Numerous strategies have been developed for the treatment of thrombotic disorders. Many antithrombotic therapies are based on interference in the hemostatic system. This approach carries the inherent risk of bleeding, since the hemostatic system is no longer fully responsive to potential injury. Therefore, antithrombotic benefits are normally associated with antihemostatic risks. In attempts to improve the benefit-to-risk ratio, antithrombotic agents are continuously being developed. Various antithrombotic strategies include administering general inhibitors of thrombin formation such as heparin or vitamin K antagonists; administering specific thrombin inhibitors; administering specific factor Xa inhibitors; and administering inhibitors of platelet activation and adhesion.

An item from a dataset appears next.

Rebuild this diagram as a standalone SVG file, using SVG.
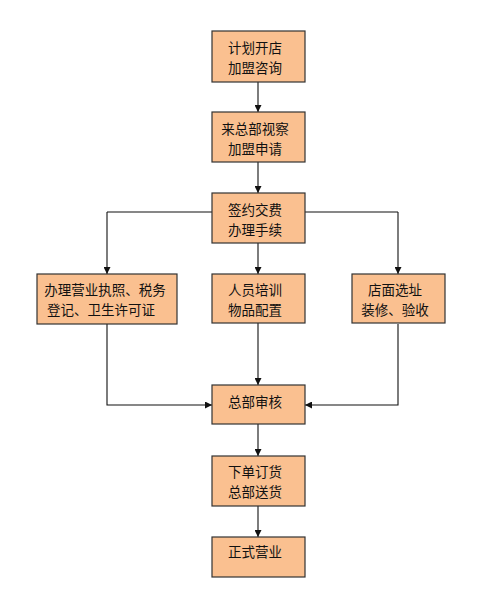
<svg xmlns="http://www.w3.org/2000/svg" width="500" height="602" viewBox="0 0 500 602">
<defs>
<style>
.box{fill:#FAC090;stroke:#333;stroke-width:1.2}
.t{font-family:"Noto Sans CJK SC","Noto Sans CJK TC",sans-serif;font-size:13.5px;fill:#111;text-anchor:middle}
.c{fill:none;stroke:#111;stroke-width:1.1}
</style>
<marker id="ah" viewBox="0 0 10 10" refX="10" refY="5" markerWidth="7" markerHeight="7" orient="auto" markerUnits="userSpaceOnUse">
<path d="M0,0 L10,5 L0,10 z" fill="#111"/>
</marker>
</defs>
<rect width="500" height="602" fill="#fff"/>
<g id="connectors">
<path class="c" d="M258,82 V112" marker-end="url(#ah)"/>
<path class="c" d="M258,162 V193" marker-end="url(#ah)"/>
<path class="c" d="M258,243 V274" marker-end="url(#ah)"/>
<path class="c" d="M107,212 H398"/>
<path class="c" d="M107,212 V274" marker-end="url(#ah)"/>
<path class="c" d="M398,212 V274" marker-end="url(#ah)"/>
<path class="c" d="M107,324 V405 H212" marker-end="url(#ah)"/>
<path class="c" d="M398,324 V405 H305" marker-end="url(#ah)"/>
<path class="c" d="M258,323 V385" marker-end="url(#ah)"/>
<path class="c" d="M258,424 V456" marker-end="url(#ah)"/>
<path class="c" d="M258,506 V537" marker-end="url(#ah)"/>
</g>
<g id="n1"><rect class="box" x="212" y="31" width="93" height="51"/><text class="t" x="255" y="53">计划开店</text><text class="t" x="255" y="73">加盟咨询</text></g>
<g id="n2"><rect class="box" x="212" y="112" width="93" height="50"/><text class="t" x="255" y="134">来总部视察</text><text class="t" x="255" y="154">加盟申请</text></g>
<g id="n3"><rect class="box" x="212" y="193" width="93" height="50"/><text class="t" x="255" y="215">签约交费</text><text class="t" x="255" y="235">办理手续</text></g>
<g id="n4"><rect class="box" x="37" y="274" width="140" height="50"/><text class="t" x="105" y="295">办理营业执照、税务</text><text class="t" x="101" y="315">登记、卫生许可证</text></g>
<g id="n5"><rect class="box" x="212" y="274" width="93" height="49"/><text class="t" x="255" y="295">人员培训</text><text class="t" x="255" y="315">物品配置</text></g>
<g id="n6"><rect class="box" x="352" y="274" width="93" height="49"/><text class="t" x="395" y="295">店面选址</text><text class="t" x="395" y="315">装修、验收</text></g>
<g id="n7"><rect class="box" x="212" y="385" width="93" height="39"/><text class="t" x="255" y="407">总部审核</text></g>
<g id="n8"><rect class="box" x="212" y="456" width="93" height="50"/><text class="t" x="255" y="477">下单订货</text><text class="t" x="255" y="497">总部送货</text></g>
<g id="n9"><rect class="box" x="212" y="537" width="93" height="40"/><text class="t" x="255" y="557">正式营业</text></g>
</svg>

Evaluation of current antithrombotic strategies in terms of antithrombotic benefits versus antihemostatic risks reveals that the benefit-to-risk ratio tends to be more favorable for strategies that interfere with one specific step rather than in a more general phase of the hemostatic system [L. A. Harker, Biomedical Progress vol 8, 1995, 17–26]. For example, the development of inhibitors specific for factor Xa is an improvement from general and specific thrombin inhibitors. But, this approach still blocks the common (intrinsic and extrinsic) pathway of thrombin generation (see FIG. 1), and thereby thrombin-dependent platelet activation. Thus, a need exists for more specific antithrombotic agents that selectively inhibit one single hemostatic pathway, while leaving other pathways unaffected.